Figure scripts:
=======
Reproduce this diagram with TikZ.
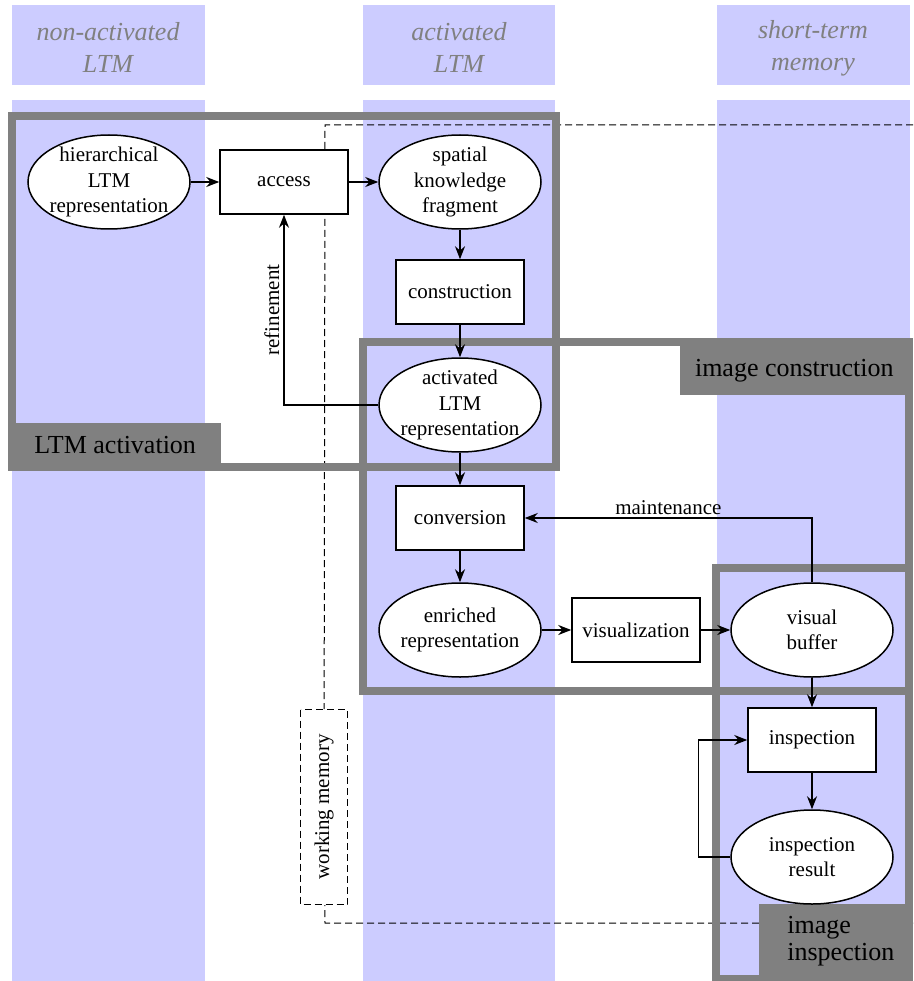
\documentclass[tikz,border=0pt]{standalone}
\usepackage{fontspec}
\setmainfont{Liberation Serif}
\usetikzlibrary{shapes.geometric,arrows.meta}
\definecolor{lanecol}{HTML}{CCCCFF}
\definecolor{framecol}{HTML}{808080}
\newcommand\nodefont{\fontsize{21}{25.5}\selectfont}
\newcommand\labfont{\fontsize{26}{30}\selectfont}
\newcommand\headfont{\fontsize{26}{32}\selectfont\itshape}
\begin{document}
\begin{tikzpicture}[x=1pt,y=-1pt,
  lane/.style={fill=lanecol,draw=none},
  frame/.style={draw=framecol,line width=8pt},
  flabel/.style={fill=framecol,text=black,font=\labfont,inner sep=0pt},
  head/.style={text=framecol,font=\headfont,align=center},
  ell/.style={ellipse,draw,fill=white,line width=1.5pt,minimum width=162pt,minimum height=94pt,inner sep=-16pt,align=center,font=\nodefont},
  box/.style={rectangle,draw,fill=white,line width=1.5pt,minimum width=128pt,minimum height=64pt,inner sep=0pt,align=center,font=\nodefont},
  arr/.style={-{Stealth[length=13pt,width=10pt]},line width=1.5pt},
  wmline/.style={dash pattern=on 7pt off 4pt,line width=1pt},
  small/.style={font=\nodefont}
]
\useasboundingbox (0,0) rectangle (913,981);
% lanes
\fill[lane] (12,5) rectangle (205,85);
\fill[lane] (363,5) rectangle (555,85);
\fill[lane] (717,5) rectangle (910,85);
\fill[lane] (12,100) rectangle (205,981);
\fill[lane] (363,100) rectangle (555,981);
\fill[lane] (717,100) rectangle (910,981);
% headers
\node[head] (h1) at (108,47) {non-activated\\LTM};
\node[head] (h2) at (459,47) {activated\\LTM};
\node[head] (h3) at (813,48) {short-term\\memory};
% working memory
\coordinate (wmTL) at (325,125);
\coordinate (wmTR) at (913,125);
\coordinate (wmBL) at (325,923);
\coordinate (wmBR) at (913,923);
\node[draw,wmline,rotate=90,minimum width=195pt,minimum height=47pt,inner sep=0pt,small] (wm) at (324,807) {working memory};
\draw[wmline] (wmTR) -- (wmTL) -- (wm);
\draw[wmline] (wmBR) -- (wmBL) -- (wm);
% frame labels
\node[flabel,minimum width=212pt,minimum height=45pt,anchor=south west] (lLTM) at (9,468) {LTM activation};
\node[flabel,minimum width=229pt,minimum height=49pt,anchor=north east] (lIC) at (909,346) {image construction};
\node[flabel,minimum width=150pt,minimum height=75pt,anchor=south east] (lII) at (909,979) {\hspace*{14pt}\begin{tabular}{@{}l@{}}image\\[-3pt]inspection\end{tabular}};
% frames
\draw[frame] (12,116) rectangle (556,467);
\draw[frame] (363,342) rectangle (909,691);
\draw[frame] (716,568) rectangle (909,979);
% nodes
\node[ell] (hier) at (109,182) {hierarchical\\LTM\\representation};
\node[box] (access) at (284,182) {access};
\node[ell] (skf) at (460,182) {spatial\\knowledge\\fragment};
\node[box] (constr) at (460,292) {construction};
\node[ell] (act) at (460,405) {activated\\LTM\\representation};
\node[box] (conv) at (460,518) {conversion};
\node[ell] (enr) at (460,630) {enriched\\representation};
\node[box] (vis) at (636,630) {visualization};
\node[ell] (vb) at (812,630) {visual\\buffer};
\node[box] (insp) at (812,740) {inspection};
\node[ell] (ir) at (812,857) {inspection\\result};
% connectors
\draw[arr] (hier) -- (access);
\draw[arr] (access) -- (skf);
\draw[arr] (skf) -- (constr);
\draw[arr] (constr) -- (act);
\draw[arr] (act) -- (conv);
\draw[arr] (conv) -- (enr);
\draw[arr] (enr) -- (vis);
\draw[arr] (vis) -- (vb);
\draw[arr] (vb) -- (insp);
\draw[arr] (insp) -- (ir);
\draw[arr] (ir.west) -- ++(-32,0) |- (insp.west);
\draw[arr] (act.west) -| (access.south) node[pos=0.75,rotate=90,anchor=south,small,inner sep=4pt] {refinement};
\draw[arr] (vb.north) |- (conv.east) node[pos=0.75,above,small,inner sep=3pt] {maintenance};
\end{tikzpicture}
\end{document}
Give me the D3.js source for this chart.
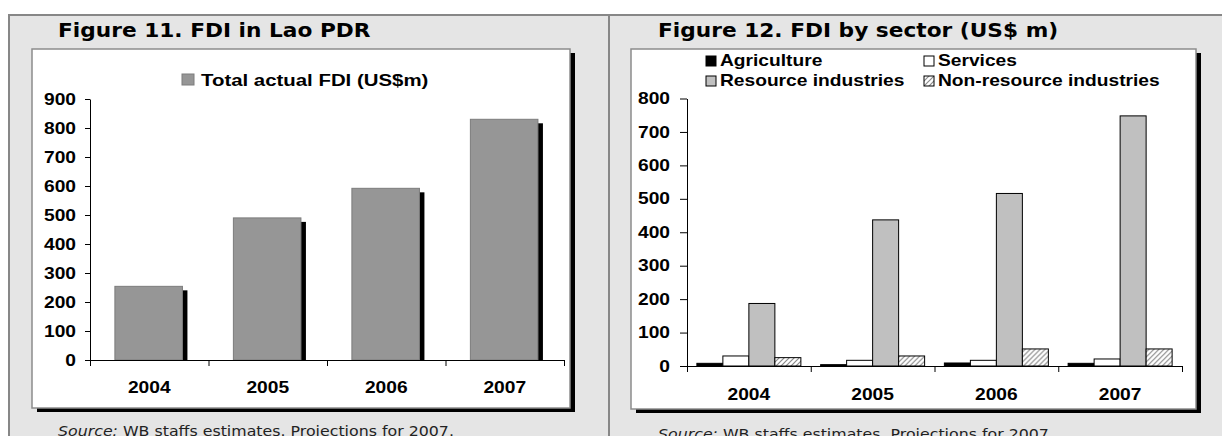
=======
» Exercise prompt:
Images must not appear in the copy; reproduce everything else in the records verbatim.

» Response:
Reproduce this diagram with TikZ.
\documentclass[tikz,border=0pt]{standalone}
\usepackage{fontspec}
\setmainfont{Liberation Serif}
\usetikzlibrary{shapes.geometric,arrows.meta}
\definecolor{lanecol}{HTML}{CCCCFF}
\definecolor{framecol}{HTML}{808080}
\newcommand\nodefont{\fontsize{21}{25.5}\selectfont}
\newcommand\labfont{\fontsize{26}{30}\selectfont}
\newcommand\headfont{\fontsize{26}{32}\selectfont\itshape}
\begin{document}
\begin{tikzpicture}[x=1pt,y=-1pt,
  lane/.style={fill=lanecol,draw=none},
  frame/.style={draw=framecol,line width=8pt},
  flabel/.style={fill=framecol,text=black,font=\labfont,inner sep=0pt},
  head/.style={text=framecol,font=\headfont,align=center},
  ell/.style={ellipse,draw,fill=white,line width=1.5pt,minimum width=162pt,minimum height=94pt,inner sep=-16pt,align=center,font=\nodefont},
  box/.style={rectangle,draw,fill=white,line width=1.5pt,minimum width=128pt,minimum height=64pt,inner sep=0pt,align=center,font=\nodefont},
  arr/.style={-{Stealth[length=13pt,width=10pt]},line width=1.5pt},
  wmline/.style={dash pattern=on 7pt off 4pt,line width=1pt},
  small/.style={font=\nodefont}
]
\useasboundingbox (0,0) rectangle (913,981);
% lanes
\fill[lane] (12,5) rectangle (205,85);
\fill[lane] (363,5) rectangle (555,85);
\fill[lane] (717,5) rectangle (910,85);
\fill[lane] (12,100) rectangle (205,981);
\fill[lane] (363,100) rectangle (555,981);
\fill[lane] (717,100) rectangle (910,981);
% headers
\node[head] (h1) at (108,47) {non-activated\\LTM};
\node[head] (h2) at (459,47) {activated\\LTM};
\node[head] (h3) at (813,48) {short-term\\memory};
% working memory
\coordinate (wmTL) at (325,125);
\coordinate (wmTR) at (913,125);
\coordinate (wmBL) at (325,923);
\coordinate (wmBR) at (913,923);
\node[draw,wmline,rotate=90,minimum width=195pt,minimum height=47pt,inner sep=0pt,small] (wm) at (324,807) {working memory};
\draw[wmline] (wmTR) -- (wmTL) -- (wm);
\draw[wmline] (wmBR) -- (wmBL) -- (wm);
% frame labels
\node[flabel,minimum width=212pt,minimum height=45pt,anchor=south west] (lLTM) at (9,468) {LTM activation};
\node[flabel,minimum width=229pt,minimum height=49pt,anchor=north east] (lIC) at (909,346) {image construction};
\node[flabel,minimum width=150pt,minimum height=75pt,anchor=south east] (lII) at (909,979) {\hspace*{14pt}\begin{tabular}{@{}l@{}}image\\[-3pt]inspection\end{tabular}};
% frames
\draw[frame] (12,116) rectangle (556,467);
\draw[frame] (363,342) rectangle (909,691);
\draw[frame] (716,568) rectangle (909,979);
% nodes
\node[ell] (hier) at (109,182) {hierarchical\\LTM\\representation};
\node[box] (access) at (284,182) {access};
\node[ell] (skf) at (460,182) {spatial\\knowledge\\fragment};
\node[box] (constr) at (460,292) {construction};
\node[ell] (act) at (460,405) {activated\\LTM\\representation};
\node[box] (conv) at (460,518) {conversion};
\node[ell] (enr) at (460,630) {enriched\\representation};
\node[box] (vis) at (636,630) {visualization};
\node[ell] (vb) at (812,630) {visual\\buffer};
\node[box] (insp) at (812,740) {inspection};
\node[ell] (ir) at (812,857) {inspection\\result};
% connectors
\draw[arr] (hier) -- (access);
\draw[arr] (access) -- (skf);
\draw[arr] (skf) -- (constr);
\draw[arr] (constr) -- (act);
\draw[arr] (act) -- (conv);
\draw[arr] (conv) -- (enr);
\draw[arr] (enr) -- (vis);
\draw[arr] (vis) -- (vb);
\draw[arr] (vb) -- (insp);
\draw[arr] (insp) -- (ir);
\draw[arr] (ir.west) -- ++(-32,0) |- (insp.west);
\draw[arr] (act.west) -| (access.south) node[pos=0.75,rotate=90,anchor=south,small,inner sep=4pt] {refinement};
\draw[arr] (vb.north) |- (conv.east) node[pos=0.75,above,small,inner sep=3pt] {maintenance};
\end{tikzpicture}
\end{document}
Give me the D3.js source for this chart.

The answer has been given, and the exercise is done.